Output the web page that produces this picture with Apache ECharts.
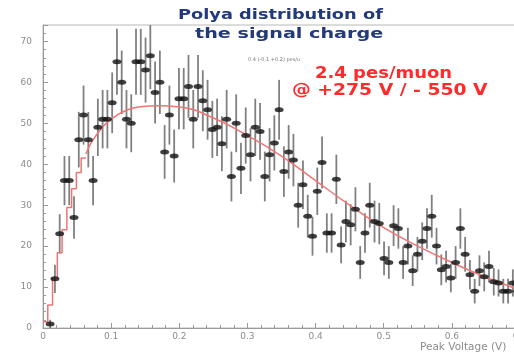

---

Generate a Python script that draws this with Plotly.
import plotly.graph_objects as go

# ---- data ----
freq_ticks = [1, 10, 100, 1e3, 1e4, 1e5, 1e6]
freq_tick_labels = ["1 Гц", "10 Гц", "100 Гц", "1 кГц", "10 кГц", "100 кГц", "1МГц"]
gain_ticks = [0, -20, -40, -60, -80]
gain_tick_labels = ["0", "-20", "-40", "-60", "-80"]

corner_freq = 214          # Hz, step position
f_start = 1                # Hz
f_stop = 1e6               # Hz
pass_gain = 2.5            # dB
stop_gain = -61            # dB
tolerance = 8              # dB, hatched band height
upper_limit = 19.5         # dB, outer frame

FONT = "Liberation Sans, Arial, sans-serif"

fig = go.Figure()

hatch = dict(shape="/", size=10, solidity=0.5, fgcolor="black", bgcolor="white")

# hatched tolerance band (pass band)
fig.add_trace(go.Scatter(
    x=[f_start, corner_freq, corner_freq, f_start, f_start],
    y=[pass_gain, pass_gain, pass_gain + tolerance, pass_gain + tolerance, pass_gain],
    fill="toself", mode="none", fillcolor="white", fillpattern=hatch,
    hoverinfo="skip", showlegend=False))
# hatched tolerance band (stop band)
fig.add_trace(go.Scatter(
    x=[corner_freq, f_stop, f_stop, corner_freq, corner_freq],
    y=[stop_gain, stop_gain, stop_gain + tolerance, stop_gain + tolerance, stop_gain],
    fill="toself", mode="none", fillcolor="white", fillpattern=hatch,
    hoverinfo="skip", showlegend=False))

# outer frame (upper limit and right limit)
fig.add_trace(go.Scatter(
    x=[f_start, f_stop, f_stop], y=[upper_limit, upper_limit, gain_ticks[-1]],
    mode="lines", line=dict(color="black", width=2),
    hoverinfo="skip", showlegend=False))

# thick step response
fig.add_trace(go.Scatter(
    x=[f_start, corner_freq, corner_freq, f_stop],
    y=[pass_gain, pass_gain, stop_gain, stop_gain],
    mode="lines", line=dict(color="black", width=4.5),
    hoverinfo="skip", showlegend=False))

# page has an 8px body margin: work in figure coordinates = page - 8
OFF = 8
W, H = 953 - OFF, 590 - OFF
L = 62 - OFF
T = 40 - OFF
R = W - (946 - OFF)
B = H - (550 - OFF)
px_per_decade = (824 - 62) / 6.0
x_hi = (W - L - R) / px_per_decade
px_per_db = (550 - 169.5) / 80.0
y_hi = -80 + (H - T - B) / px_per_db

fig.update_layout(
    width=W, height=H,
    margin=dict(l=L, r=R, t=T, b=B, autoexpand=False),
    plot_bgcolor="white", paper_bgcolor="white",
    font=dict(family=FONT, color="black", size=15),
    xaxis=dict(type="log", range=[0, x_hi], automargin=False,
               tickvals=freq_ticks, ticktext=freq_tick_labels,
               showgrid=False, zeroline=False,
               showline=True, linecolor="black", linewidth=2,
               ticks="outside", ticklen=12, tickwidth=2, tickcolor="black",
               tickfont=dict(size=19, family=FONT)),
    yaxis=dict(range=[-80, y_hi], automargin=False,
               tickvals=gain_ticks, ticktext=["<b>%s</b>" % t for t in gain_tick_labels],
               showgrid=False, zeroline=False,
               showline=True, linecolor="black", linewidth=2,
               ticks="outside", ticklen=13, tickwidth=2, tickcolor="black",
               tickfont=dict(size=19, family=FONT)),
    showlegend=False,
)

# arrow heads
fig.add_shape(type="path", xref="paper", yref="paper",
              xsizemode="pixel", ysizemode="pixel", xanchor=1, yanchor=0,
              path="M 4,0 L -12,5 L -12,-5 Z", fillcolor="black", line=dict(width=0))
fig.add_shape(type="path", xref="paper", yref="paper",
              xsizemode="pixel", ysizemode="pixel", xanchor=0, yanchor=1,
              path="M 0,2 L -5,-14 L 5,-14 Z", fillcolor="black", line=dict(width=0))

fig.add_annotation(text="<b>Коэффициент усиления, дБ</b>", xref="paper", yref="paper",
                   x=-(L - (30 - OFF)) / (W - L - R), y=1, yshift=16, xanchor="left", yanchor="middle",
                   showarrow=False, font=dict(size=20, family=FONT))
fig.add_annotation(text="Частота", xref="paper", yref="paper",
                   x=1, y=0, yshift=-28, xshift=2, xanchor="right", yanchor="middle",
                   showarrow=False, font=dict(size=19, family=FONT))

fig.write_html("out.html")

--

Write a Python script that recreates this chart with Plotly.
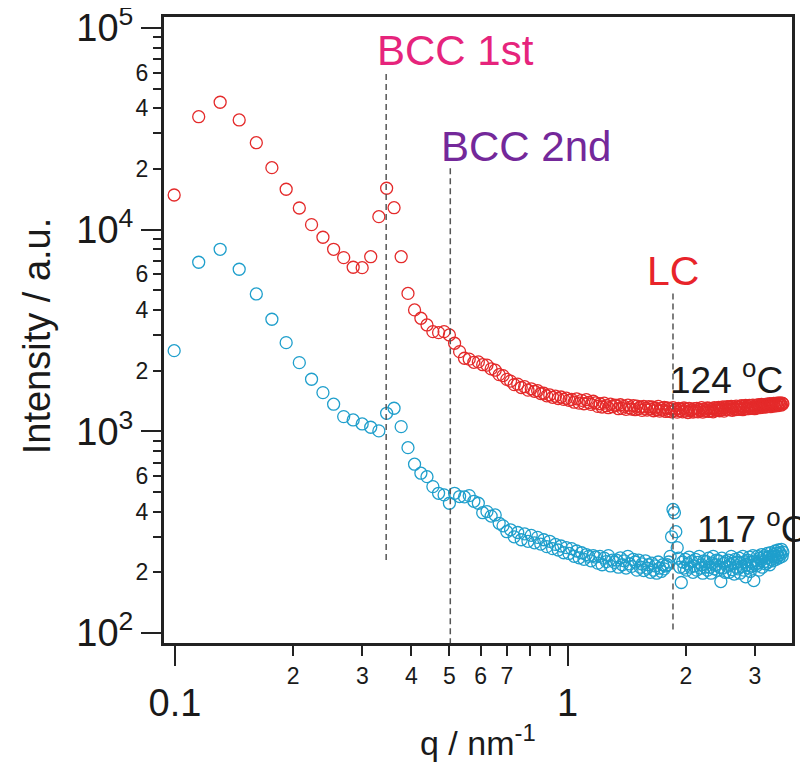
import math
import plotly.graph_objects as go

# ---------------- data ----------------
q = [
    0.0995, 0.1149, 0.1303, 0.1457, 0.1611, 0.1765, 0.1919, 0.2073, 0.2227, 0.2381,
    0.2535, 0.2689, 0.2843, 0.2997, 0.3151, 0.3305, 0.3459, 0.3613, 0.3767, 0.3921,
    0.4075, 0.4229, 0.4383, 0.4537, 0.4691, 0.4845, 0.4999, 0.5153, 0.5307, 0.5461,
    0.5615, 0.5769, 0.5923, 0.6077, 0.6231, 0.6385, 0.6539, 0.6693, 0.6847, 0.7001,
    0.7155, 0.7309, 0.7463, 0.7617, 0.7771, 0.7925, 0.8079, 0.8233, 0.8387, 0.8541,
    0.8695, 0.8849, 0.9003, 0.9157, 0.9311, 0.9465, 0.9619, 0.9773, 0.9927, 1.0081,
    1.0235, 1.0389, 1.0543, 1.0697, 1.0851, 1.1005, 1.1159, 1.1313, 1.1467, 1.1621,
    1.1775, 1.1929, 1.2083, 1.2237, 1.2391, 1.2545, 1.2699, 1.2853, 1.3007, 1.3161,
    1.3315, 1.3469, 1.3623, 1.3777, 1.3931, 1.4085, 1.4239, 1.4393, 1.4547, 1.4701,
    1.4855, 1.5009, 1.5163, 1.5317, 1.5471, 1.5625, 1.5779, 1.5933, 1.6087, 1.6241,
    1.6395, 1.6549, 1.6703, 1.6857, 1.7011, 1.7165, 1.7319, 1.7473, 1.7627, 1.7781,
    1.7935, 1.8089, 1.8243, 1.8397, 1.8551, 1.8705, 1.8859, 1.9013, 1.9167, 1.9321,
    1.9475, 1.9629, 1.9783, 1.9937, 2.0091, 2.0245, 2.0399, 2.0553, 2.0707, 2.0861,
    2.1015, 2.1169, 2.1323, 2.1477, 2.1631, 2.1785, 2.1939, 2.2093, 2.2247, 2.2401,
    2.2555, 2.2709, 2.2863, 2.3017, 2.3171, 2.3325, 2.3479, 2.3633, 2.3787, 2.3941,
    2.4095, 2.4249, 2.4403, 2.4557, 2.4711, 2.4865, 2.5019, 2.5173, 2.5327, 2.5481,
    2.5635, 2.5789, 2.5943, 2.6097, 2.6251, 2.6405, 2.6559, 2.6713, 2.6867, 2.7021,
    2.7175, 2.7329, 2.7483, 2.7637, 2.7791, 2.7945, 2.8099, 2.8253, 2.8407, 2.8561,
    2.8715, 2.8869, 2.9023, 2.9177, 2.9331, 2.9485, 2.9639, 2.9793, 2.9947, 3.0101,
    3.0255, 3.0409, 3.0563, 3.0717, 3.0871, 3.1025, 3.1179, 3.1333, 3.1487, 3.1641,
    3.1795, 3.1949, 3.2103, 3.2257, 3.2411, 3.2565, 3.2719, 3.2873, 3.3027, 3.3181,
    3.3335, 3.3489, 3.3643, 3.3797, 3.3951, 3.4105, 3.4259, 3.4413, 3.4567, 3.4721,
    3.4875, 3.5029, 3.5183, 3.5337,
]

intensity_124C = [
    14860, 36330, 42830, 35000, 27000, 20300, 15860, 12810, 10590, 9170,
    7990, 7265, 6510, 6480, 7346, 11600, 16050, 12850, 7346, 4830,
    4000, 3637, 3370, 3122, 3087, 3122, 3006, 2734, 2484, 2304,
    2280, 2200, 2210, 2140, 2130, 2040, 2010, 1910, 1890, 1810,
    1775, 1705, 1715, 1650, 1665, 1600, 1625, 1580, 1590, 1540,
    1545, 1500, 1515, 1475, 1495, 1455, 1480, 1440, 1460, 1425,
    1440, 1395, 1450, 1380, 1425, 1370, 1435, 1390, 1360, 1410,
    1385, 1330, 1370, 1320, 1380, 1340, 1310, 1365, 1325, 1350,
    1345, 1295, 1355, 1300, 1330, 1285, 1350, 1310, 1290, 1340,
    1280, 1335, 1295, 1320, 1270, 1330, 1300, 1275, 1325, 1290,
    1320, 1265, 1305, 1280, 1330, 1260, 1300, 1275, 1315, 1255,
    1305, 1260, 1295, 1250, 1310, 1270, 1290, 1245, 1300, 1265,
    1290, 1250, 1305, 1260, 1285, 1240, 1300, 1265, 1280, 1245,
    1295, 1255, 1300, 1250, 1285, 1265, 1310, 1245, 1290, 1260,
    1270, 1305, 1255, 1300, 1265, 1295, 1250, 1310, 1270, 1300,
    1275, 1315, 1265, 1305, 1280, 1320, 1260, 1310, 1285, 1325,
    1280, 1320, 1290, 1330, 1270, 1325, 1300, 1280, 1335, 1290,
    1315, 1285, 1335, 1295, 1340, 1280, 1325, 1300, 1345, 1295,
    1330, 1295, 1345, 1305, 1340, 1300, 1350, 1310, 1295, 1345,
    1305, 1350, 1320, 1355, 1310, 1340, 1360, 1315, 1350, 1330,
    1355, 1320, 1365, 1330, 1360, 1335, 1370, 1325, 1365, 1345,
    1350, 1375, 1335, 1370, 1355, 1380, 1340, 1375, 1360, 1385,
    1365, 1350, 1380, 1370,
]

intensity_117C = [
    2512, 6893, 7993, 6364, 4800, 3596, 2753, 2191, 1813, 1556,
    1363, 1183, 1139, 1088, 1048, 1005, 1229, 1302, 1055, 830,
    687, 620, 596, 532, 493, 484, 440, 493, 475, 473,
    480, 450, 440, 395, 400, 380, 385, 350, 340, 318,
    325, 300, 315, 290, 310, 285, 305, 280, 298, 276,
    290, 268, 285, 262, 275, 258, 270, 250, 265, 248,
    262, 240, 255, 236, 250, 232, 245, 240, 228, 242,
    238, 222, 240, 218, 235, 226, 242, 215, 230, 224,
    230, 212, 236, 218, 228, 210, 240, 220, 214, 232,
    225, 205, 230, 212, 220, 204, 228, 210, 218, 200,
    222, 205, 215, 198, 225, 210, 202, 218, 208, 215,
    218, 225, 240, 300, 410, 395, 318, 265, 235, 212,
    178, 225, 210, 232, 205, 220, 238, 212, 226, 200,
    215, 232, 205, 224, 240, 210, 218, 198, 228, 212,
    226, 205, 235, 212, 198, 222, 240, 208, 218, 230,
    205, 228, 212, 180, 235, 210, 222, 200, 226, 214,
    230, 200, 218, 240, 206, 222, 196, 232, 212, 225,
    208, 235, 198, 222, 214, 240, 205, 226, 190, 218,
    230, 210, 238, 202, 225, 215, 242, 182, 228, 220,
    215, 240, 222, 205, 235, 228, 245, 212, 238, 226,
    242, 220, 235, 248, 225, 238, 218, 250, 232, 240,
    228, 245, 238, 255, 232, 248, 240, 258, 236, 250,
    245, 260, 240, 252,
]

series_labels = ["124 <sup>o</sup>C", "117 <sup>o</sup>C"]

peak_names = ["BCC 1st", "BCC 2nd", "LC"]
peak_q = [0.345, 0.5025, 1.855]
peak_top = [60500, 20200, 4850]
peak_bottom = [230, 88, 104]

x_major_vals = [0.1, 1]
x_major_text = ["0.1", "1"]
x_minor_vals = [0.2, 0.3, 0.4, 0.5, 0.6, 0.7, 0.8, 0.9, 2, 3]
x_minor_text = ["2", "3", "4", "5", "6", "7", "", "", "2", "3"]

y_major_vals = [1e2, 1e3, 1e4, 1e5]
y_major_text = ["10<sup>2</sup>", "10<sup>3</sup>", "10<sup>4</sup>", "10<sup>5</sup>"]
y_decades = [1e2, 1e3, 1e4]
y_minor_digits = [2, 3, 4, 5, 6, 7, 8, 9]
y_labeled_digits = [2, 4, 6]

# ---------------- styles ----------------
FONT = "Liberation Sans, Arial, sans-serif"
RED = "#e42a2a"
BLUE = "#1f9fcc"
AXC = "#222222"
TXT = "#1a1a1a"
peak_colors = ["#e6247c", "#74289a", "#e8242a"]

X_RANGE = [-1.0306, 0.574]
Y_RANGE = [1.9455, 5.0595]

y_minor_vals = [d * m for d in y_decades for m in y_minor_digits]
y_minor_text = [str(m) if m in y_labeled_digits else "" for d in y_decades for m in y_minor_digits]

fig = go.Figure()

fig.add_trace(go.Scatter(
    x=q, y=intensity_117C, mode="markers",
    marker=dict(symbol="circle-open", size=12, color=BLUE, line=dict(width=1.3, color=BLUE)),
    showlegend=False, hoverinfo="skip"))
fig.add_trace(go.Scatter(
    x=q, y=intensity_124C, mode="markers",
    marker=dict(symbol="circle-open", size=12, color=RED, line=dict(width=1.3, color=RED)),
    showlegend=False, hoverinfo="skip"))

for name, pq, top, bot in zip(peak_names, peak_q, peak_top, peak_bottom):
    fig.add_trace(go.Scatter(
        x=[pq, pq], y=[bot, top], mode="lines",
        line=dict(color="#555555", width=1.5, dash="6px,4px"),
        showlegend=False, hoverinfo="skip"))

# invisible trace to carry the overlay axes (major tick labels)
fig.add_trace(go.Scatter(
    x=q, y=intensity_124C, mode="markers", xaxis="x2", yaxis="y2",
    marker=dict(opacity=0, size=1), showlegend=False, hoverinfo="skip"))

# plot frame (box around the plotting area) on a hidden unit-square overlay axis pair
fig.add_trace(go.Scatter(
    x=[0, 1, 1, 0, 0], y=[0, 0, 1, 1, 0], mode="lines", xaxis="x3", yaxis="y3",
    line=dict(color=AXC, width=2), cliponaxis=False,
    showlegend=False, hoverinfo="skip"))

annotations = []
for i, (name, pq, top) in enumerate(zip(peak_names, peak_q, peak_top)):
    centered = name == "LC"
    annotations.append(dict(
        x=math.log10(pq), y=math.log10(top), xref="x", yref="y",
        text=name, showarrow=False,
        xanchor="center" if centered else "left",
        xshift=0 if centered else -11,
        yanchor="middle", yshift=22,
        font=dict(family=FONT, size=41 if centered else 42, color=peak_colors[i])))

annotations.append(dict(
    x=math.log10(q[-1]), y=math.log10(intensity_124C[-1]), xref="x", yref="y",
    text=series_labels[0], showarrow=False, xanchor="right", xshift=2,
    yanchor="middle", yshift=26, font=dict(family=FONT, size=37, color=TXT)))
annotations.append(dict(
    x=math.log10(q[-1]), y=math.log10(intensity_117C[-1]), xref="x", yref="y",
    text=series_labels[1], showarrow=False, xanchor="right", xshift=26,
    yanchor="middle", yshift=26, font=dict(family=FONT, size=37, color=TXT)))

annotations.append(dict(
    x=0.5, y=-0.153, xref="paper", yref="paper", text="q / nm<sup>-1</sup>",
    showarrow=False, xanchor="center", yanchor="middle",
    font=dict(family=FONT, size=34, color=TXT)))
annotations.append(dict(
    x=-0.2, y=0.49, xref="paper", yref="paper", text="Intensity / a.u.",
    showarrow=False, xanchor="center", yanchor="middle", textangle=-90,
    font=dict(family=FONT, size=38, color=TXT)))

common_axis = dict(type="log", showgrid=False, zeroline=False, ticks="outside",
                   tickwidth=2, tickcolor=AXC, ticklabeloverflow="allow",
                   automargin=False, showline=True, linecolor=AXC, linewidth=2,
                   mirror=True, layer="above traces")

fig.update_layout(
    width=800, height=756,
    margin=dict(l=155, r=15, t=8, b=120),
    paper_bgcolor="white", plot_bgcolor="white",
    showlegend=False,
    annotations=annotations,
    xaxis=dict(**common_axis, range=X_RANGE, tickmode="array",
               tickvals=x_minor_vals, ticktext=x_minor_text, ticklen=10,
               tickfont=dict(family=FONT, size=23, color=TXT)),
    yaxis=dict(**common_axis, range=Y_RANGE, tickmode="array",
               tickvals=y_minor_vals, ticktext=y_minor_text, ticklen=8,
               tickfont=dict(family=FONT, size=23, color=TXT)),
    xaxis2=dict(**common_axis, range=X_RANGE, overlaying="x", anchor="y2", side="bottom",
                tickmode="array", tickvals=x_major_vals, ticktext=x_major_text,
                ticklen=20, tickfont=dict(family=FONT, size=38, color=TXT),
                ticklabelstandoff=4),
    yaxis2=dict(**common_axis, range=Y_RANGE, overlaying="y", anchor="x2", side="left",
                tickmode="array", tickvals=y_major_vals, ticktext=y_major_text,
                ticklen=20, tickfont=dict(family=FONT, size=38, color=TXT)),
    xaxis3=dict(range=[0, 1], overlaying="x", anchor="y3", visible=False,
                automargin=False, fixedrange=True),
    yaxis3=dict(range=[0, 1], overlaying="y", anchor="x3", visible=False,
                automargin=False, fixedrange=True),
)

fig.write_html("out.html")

- _WHAT NEEDS TO BE DONE_: Pick out the lines above containing the word "script", then copy them.

- _FINAL ANSWER_:
Generate a Python script that draws this with Plotly.
Write a Python script that recreates this chart with Plotly.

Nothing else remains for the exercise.